Ultimately, the question trying to be answered by the authors is not "does x code, when applied to y dataset, create z outcome?" but rather "how is z outcome created?" To prove that following the sequence of steps outlined in the article is sufficient to produce the claimed outcome it is required to recreate the dataset in any event. Releasing the dataset would help in that regard only inasmuch as it would help other people create their own datasets by way of example. If you think about non-coded experiments, it is clear to see that this is the case. Nobody would ask for someone else's reactants and products that they got at the end of an experiment. They would just ask for the procedure to generate the product. And in fact you will find that often times these procedures are not as exact as you might expect. For example it may say something like "this reactant was heated to x degrees" without mention of how fast to heat it up or how exactly that was done. And it isn't necessary because the goal is not "reproducible" as in a reproducible build artifact where every bit is the same but "reproducible" as in "the experiment once replicated will have the same outcome."

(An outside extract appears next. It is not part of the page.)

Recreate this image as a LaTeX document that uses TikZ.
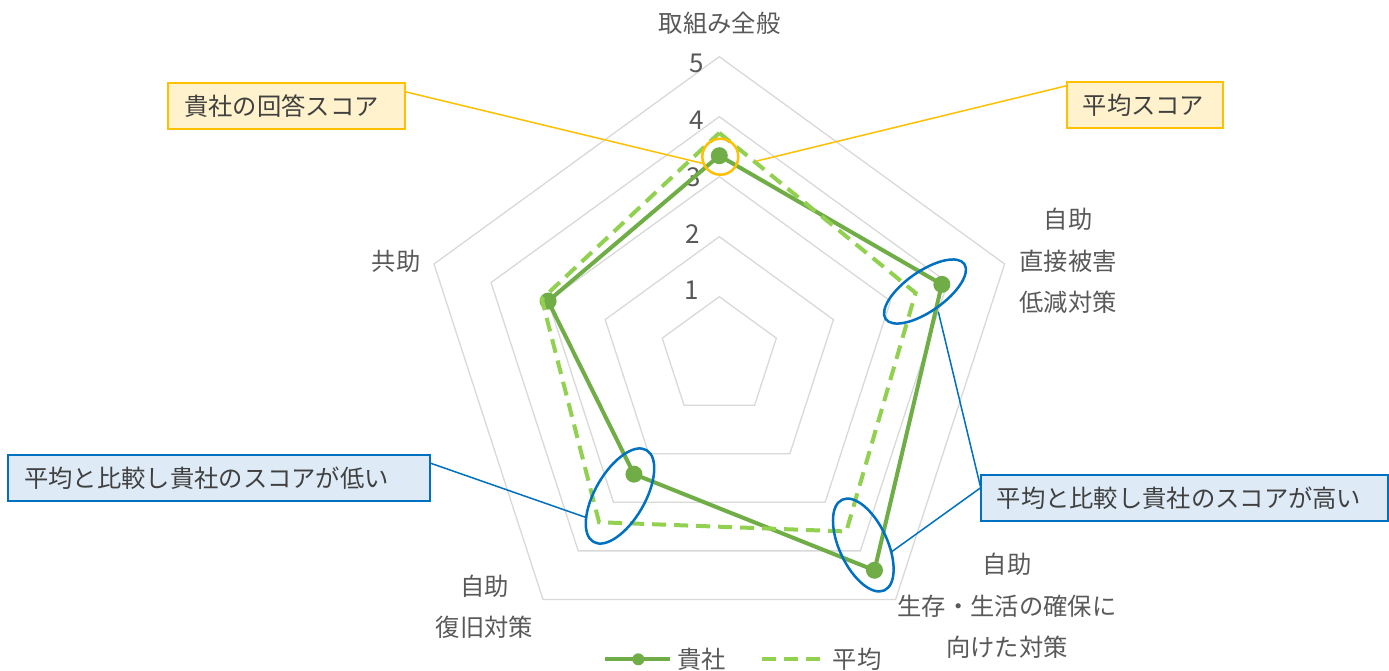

I will try to come back to this paper in a year and see how many citations it has and to what extent it was useful to others. Ie. will it be written something like "we follow the architecture outlined in [1]" or will it only be mentioned as previous work? If it is the former it is hard to say that it isn't considered publishing research if others are using it for their own research.
I don't really care what the definition of "reproducible" is. I have always understood it to mean in the context of experiments as “the extent to which consistent results are obtained when produced repeatedly.” When people talk about an experiment not being reproducible or of the "reproducibility crisis" they are using my definition.